A lot of gyms offer different types of membership “Packages,” many times we see gym have a “Limited” and “Unlimited” plan for Jiu Jitsu gym memberships.
- Unlimited – Allows you access to the entire gym and all classes except for private lessons and seminars.
- Limited – You can train X times a week for a lower fee than the “Unlimited,” and you can only do BJJ
With “Unlimited” plans, a Jiu Jitsu gym may offer different classes such as yoga or strength and conditioning and even weight lifting equipment or cardio machines.
If you find an MMA gym that has a BJJ program, they might offer an “Unlimited” package that grants you access to Jiu Jitsu and MMA classes. This is common. Doing this can save you some money and give you more variety in your combat training, also making your BJJ training not so expensive.

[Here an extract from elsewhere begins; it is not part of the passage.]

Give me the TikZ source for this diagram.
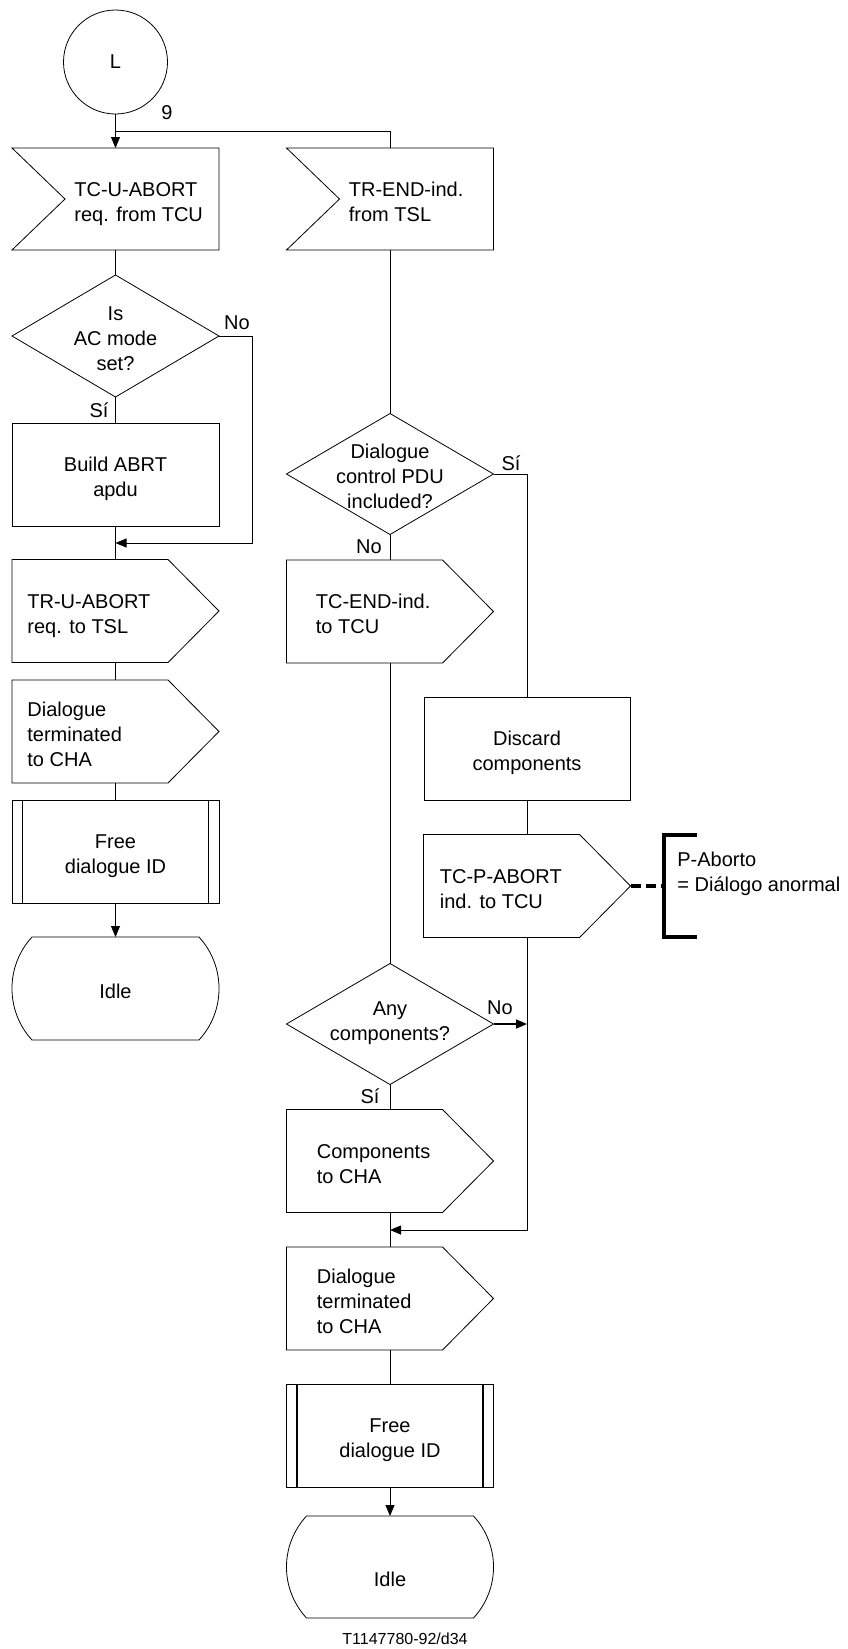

Upfront, contract or month-to-month
One last thing to mention before we wrap this up is your choice on payment and contract deals with your Jiu Jitsu gym.
Every gym offers different deals and payment plans, so check with the gym you want to sign up with to see what they can do.
- Upfront – Pay three months, six months, or a year upfront at a better rate than you would have from the “Contract” deal. Not all gyms offer this. You can usually ask the gym owner if they’ll work out a deal like this for you.
- Contract – This is the most common payment set up for many Brazilian Jiu Jitsu gyms. Usually a year-long contract at a set rate that’s significantly discounted from what the month-to-month cost is.
- Month-to-Month – This is an excellent payment method when first trying a gym. No commitment with a contract and should be able to cancel payment easily. This payment method usually is much higher than that of “Contract” and is the most expensive for Jiu Jitsu.
That’s about it
Even though Jiu Jitsu is so expensive at times, it’s a great hobby that’s a ton of fun.
There’s a lot of other things that you can pick up that cost just as much as Jiu Jitsu but will never bring you the same amount of value to you as that BJJ will.